M. R. Jana, Tapan M. Patel, U. K. Baruah, S. M. Belsare, K. S. Bhope, B. Choksi, N. S. Contractor, S. S. Khirwadkar, M. Mehta, P. K. Mokaria, N. P. Patel, T. H. Patel, R. Swamy, S. Tripathi
Fusion Science and Technology | Volume 81 | Number 2 | February 2025 | Pages 179-190
Research Article | doi.org/10.1080/15361055.2024.2366732
Articles are hosted by Taylor and Francis Online.
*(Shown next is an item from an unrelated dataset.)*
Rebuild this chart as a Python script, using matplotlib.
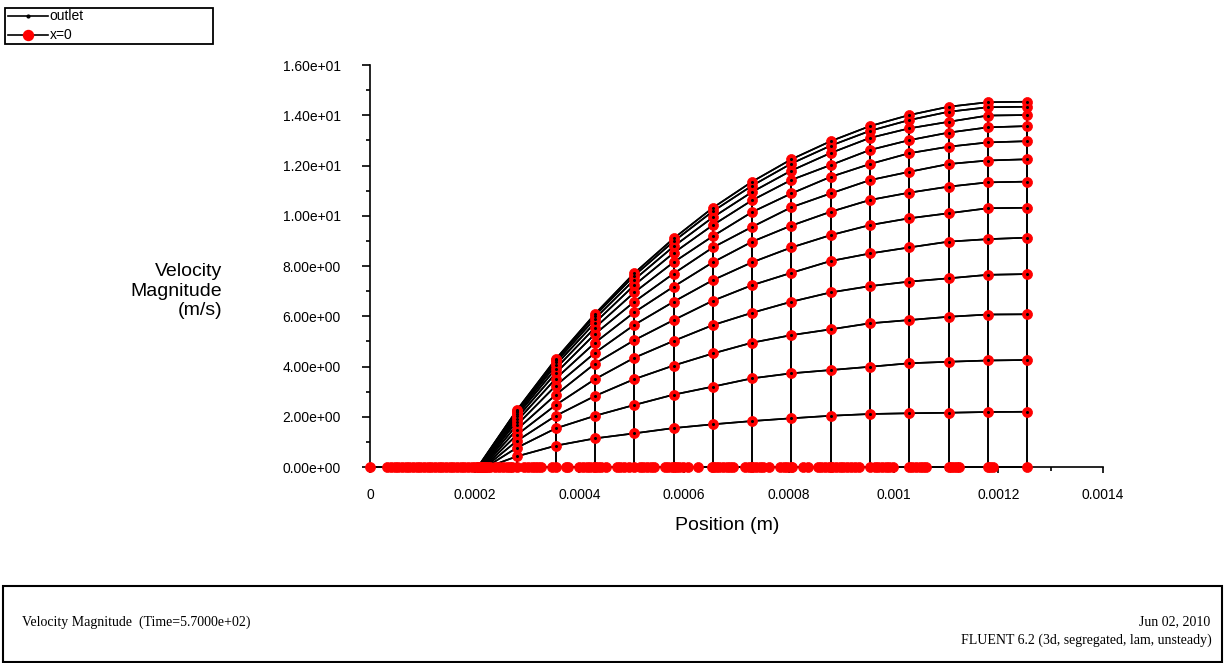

The back plate is an important component of the ion source because of its multiple roles including heat load removal during beam operation. The main components of the back plate are (1) a Type 304L stainless steel (SS304L) magnet positioning plate that holds samarium cobalt permanent magnets required for the confinement of ion source plasma, (2) an oxygen-free electronic copper cooling plate with 35 inner and 8 outer cooling channel grooves (each of which is 4 × 1.8 mm2) that is vacuum brazed with a SS304L magnet positioning plate, and (3) a SS304L magnet cover plate. In this paper, the back plate is successfully fabricated, and a high heat flux experiment is done at the High Heat Flux Test Facility Center with an electron beam power of 200 kW for 458 s. The uniform incident heat flux is 2.5 MW/m2. Demineralized water at 34°C is supplied at the rate of 1 kg/s to the cooling plate at inlet pressure of 8.2 bars to remove the high heat load. The surface temperature of the copper plate is measured by an infrared camera, and three temperature regions are observed. The measured average surface temperature of the cooling plate is ~152°C. The bulk water temperature rise ΔTw is ~39.42°C. The estimated absorbed heat flux is ~2.04 MW/m2, and the heat absorption coefficient is 81.6%. The measured leak rate after the heat flux test is 1.6 × 10−8 mbars∙L/s. These High Heat Flux Test experimental results will be useful to study the thermomechanical performance of the back plate and to understand the effect of increasing the beam pulse length.